A
compradora de um imóvel hipotecado, mesmo com contrato não registrado
em cartório, pode embargar penhora para defender seus próprios direitos.
A Quarta Turma chegou a essa conclusão em recurso interposto pela Caixa
Econômica Federal (CEF) contra julgado do Tribunal Regional Federal da
1ª Região (TRF1). A Turma acompanhou de forma unânime o relator do
processo, ministro Raul Araújo.
Em novembro de 1994, a CEF
ajuizou execução hipotecária contra um mutuário inadimplente. Em agosto
de 1995, ele foi citado por edital e no ano seguinte o imóvel foi
penhorado. A compradora alegou que havia adquirido o imóvel em setembro
de 1995, por contrato de promessa de compra e venda não registrado no
cartório imobiliário, o chamado contrato de gaveta. Ela interpôs
embargos de terceiros para suspender a execução da hipoteca e impedir a
desocupação.
Em primeira instância, os embargos foram extintos
sem julgamento de mérito. O juiz considerou que a compradora adquiriu o
bem após a citação do mutuário para a execução hipotecária e que ela
deveria ter-se habilitado como assistente litisconsorcial, ou seja, como
parte interessada no processo que auxilia a parte original.
Entretanto,
o TRF1 considerou que, no caso, não se aplicaria o artigo 42, parágrafo
3º, do Código de Processo Civil (CPC). A regra estabelece que a
alienação de coisa litigiosa não altera a legitimidade das partes no
processo. O que ocorreu, para o TRF1, foi a compra de bem posteriormente
penhorado em execução contra o mutuário. Assim, o tribunal determinou a
volta dos autos à origem para o prosseguimento da ação.
A
CEF recorreu ao STJ afirmando que o artigo 42 do CPC deveria ser
aplicado no caso.

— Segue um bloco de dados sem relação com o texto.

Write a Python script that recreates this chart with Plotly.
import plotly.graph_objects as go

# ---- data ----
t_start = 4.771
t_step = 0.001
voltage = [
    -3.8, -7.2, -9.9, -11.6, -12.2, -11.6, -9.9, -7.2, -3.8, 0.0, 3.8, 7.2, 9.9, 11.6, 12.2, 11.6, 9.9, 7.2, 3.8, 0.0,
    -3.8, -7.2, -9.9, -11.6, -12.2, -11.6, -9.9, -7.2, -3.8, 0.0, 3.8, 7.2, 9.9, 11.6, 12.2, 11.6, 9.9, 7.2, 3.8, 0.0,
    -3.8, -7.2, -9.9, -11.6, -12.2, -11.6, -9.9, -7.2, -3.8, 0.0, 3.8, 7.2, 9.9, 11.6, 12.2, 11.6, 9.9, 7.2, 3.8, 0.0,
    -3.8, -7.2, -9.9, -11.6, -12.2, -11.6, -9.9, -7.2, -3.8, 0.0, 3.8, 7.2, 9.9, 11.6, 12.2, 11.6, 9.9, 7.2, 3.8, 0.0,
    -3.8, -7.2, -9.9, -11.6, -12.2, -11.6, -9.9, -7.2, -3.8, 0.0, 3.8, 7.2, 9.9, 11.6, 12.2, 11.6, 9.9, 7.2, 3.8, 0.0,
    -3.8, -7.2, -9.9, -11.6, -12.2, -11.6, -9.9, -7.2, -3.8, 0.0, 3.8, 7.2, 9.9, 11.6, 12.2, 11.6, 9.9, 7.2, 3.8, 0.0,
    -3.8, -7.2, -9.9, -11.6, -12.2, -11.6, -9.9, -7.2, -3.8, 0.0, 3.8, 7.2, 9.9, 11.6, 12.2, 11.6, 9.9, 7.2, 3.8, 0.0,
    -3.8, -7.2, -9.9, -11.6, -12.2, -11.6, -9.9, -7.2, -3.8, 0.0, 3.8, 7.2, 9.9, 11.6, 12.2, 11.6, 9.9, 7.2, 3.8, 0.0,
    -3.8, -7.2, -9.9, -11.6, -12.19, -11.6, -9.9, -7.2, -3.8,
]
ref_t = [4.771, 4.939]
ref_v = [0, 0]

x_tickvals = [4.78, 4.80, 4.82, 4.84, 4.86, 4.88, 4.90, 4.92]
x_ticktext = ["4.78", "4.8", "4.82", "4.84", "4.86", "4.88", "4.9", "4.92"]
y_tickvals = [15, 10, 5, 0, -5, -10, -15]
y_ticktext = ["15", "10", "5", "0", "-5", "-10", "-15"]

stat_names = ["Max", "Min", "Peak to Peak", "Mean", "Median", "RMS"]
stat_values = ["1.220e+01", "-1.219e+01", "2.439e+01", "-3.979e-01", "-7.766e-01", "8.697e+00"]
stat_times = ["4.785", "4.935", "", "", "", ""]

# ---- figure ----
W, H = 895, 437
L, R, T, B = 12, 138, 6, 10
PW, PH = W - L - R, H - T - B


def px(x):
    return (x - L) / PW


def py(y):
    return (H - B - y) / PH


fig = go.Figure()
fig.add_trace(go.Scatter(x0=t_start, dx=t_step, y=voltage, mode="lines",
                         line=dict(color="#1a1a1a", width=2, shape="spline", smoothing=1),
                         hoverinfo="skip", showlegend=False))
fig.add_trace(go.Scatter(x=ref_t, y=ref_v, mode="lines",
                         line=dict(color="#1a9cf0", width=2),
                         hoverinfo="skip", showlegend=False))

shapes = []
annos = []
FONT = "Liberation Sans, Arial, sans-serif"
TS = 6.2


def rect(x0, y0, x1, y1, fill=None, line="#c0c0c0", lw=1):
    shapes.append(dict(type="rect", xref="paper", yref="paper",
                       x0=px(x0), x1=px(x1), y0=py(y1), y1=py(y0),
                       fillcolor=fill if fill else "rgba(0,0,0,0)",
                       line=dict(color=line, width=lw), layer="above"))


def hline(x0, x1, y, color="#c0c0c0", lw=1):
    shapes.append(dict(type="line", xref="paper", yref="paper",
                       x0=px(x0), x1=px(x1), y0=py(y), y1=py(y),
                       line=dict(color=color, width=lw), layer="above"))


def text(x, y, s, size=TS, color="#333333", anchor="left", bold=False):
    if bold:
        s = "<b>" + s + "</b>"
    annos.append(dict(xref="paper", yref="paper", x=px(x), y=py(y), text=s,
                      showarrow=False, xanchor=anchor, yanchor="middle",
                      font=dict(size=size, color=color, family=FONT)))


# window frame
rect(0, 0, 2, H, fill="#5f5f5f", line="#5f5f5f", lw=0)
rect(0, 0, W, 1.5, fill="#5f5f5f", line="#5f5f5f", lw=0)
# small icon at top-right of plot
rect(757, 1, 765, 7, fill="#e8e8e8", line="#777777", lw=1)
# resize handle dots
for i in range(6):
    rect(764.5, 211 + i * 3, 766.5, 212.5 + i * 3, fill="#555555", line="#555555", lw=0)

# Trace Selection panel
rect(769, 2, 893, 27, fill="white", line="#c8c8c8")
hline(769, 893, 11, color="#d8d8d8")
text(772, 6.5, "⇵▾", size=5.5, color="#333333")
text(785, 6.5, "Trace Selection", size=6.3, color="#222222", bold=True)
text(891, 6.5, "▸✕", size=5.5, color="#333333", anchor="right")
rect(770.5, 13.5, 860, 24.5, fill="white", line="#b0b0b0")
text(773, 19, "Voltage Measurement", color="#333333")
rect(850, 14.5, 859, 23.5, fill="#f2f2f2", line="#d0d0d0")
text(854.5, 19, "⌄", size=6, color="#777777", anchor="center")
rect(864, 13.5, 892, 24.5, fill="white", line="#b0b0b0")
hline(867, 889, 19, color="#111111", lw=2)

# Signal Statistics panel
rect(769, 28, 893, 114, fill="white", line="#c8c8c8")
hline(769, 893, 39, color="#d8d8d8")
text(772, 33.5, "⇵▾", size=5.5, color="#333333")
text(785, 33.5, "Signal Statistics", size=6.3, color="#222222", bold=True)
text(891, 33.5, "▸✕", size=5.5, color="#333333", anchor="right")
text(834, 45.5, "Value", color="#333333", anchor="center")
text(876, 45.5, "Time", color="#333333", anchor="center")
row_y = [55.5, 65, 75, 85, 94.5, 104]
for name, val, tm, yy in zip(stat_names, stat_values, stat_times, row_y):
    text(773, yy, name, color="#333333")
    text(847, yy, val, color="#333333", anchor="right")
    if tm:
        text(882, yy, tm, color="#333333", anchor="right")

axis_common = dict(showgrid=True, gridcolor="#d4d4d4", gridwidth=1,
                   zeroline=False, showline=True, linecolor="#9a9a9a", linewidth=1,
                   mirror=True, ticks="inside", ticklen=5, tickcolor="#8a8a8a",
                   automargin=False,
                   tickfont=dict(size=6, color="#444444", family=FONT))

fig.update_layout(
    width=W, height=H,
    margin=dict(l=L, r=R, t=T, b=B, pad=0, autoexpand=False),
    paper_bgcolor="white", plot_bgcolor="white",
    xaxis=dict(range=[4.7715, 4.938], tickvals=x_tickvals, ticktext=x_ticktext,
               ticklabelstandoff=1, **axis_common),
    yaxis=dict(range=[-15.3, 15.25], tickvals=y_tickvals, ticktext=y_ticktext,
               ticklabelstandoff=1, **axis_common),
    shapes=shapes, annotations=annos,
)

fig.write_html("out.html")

Também haveria dissídio jurisprudencial (julgados com
diferentes conclusões sobre o mesmo tema), já que o Tribunal Regional
Federal da 4ª Região (TRF4) entende que um imóvel pode ser considerado
coisa litigiosa mesmo antes da penhora e que o fato de a penhora ocorrer
após a transferência do imóvel não influencia na sua caracterização
como coisa litigiosa.
Recurso da CEF
O TRF4 também considera que a compra de bem com execução hipotecária em curso pode configurar fraude.
A
Súmula 84 do STJ não deveria ser aplicada na hipótese, segundo
argumentou a CEF. A súmula permite o embargo de terceiro fundado em
alegação de posse de imóvelis decorrente de compromisso de compra e
venda, mesmo sem registo. A Caixa apontou que a situação era outra,
pois, na verdade, houve cessão de direitos de financiamento habitacional
não quitado, sem a autorização da instituição financeira.
No
seu voto, o ministro Raul Araújo considerou o entendimento do TRF1
adequado. Ele explicou que a compradora não pretendeu substituir o
mutuário na execução hipotecária, mas, com base no artigo 1.046 do CPC,
embargou a execução para defender direito próprio por ter posse do
imóvel.
Defesa do próprio direito
Portanto, a recorrida não deduz pretensão de
substituição da parte executada na execução hipotecária, mas sim de
defender direito próprio decorrente de sua condição de possuidora e
adquirente/cessionária de direitos relativos ao imóvel hipotecado e
penhorado, esclareceu.
Para o relator, a compradora ajuizou ação
autônoma, com pretensões próprias, por ver atingido seu direito como
possuidora de um bem. O ministro Raul Araújo acrescentou que o fato de
ela ou a CEF ter razão deve ser decidido no momento processual oportuno.
Não há, todavia, impedimento para o embargo ser apreciado.